En outre, pour que la culture d’origine se maintienne en pays d’immigration, il faut sans doute une prise de conscience de la diaspora, elle-même, pour organiser des rencontres de fraternisation mais aussi de connaissance et de valorisation du patrimoine ethnoculturel d’origine. A cet égard, sont bienvenues la création des associations de la diaspora et aussi la fondation d’ « écoles du pays » ou de structures permettant l’apprentissage des valeurs du pays ancestral. En même temps, il faudra mettre en valeur les fêtes du pays d’origine pour vivre en symbiose ces rares occasions d’honorer les « bienfaiteurs » ( hommes-providence et héros) du pays et également organiser des séjours de vacances et de ressourcement culturel au pays des ancêtres. Quant les enfants d’immigrés n’ont pas appris de leurs parents à aimer le pays d’origine, et de le visiter, ils entretiendront de rapports distants avec tout ce qui leur rappelle le pays ancestral.

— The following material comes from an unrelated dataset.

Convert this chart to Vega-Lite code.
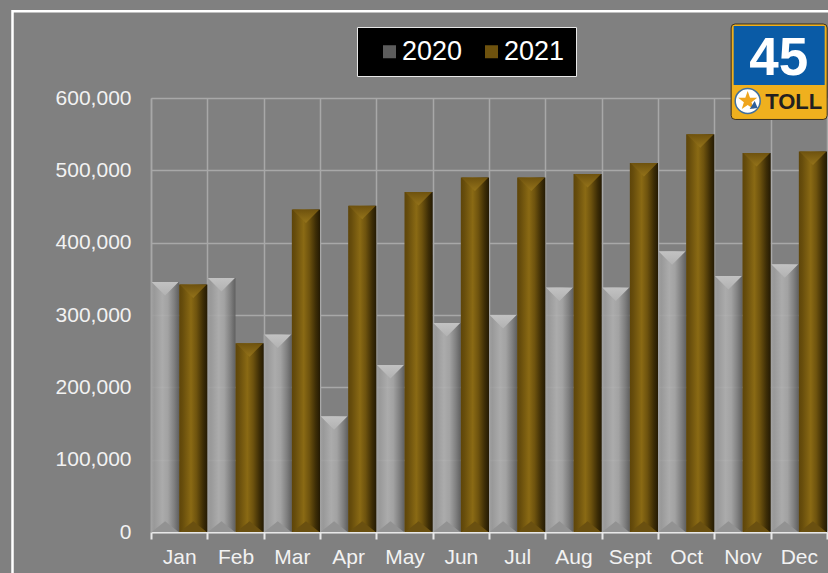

Pour terminer, il me semble qu’on peut faire un bon usage de la culture d’origine. Pour cela, je préconise que les parents Bomboma de la diaspora deviennent effectivement des premiers agents socialisateurs de leurs enfants. Il leur revient en premier lieu d’initier leurs enfants à l’amour du pays ancestral et à la connaissance de leur peuple, de leur histoire, de leur langue, de leurs croyances religieuses et pratiques diverses, de leur rapport au palmier et du lien avec le territoire d’origine. Lorsque les parents auront réussi à assurer l’enracinement de leurs enfants, l’école, et plus tard le travail, en tant que deuxième et troisième agents socialisateurs auront la tâche de les intégrer dans le pays d’accueil mais non sans amour du pays ancestral. A vrai dire, l’immigré ne peut s’intégrer que par l’école et/ou par le travail. Cela dit, entre l’immigré assimilé (ouvert à la seconde patrie), l’immigré communautaire (replié sur ses origines) et l’immigré intégré (qui fait la synthèse), C’est ce dernier qui a plus de chance de promouvoir la culture d’origine, parce qu’il a la volonté de s’intégrer dans la culture de son pays d’accueil mais sans renier les valeurs de son pays d’origine. L’exemple de la diaspora juive montre qu’un juif brésilien, américain, français, maghrébin, voire chinois….même s’il s’intègre bien dans son pays actuel n’est pas un juif de moins ; il n’oublie pas les valeurs multiséculaires de la judéité. Un Bomboma kinois, espagnol, britannique, français, belge, allemand…n’en serait pas moins Bomboma que ceux restés au pays ancestral, à condition de contribuer localement à la pérennisation du patrimoine ethnoculturel bomboma et à l’amélioration de la qualité de vie matérielle des compatriotes vivant sous les tropiques.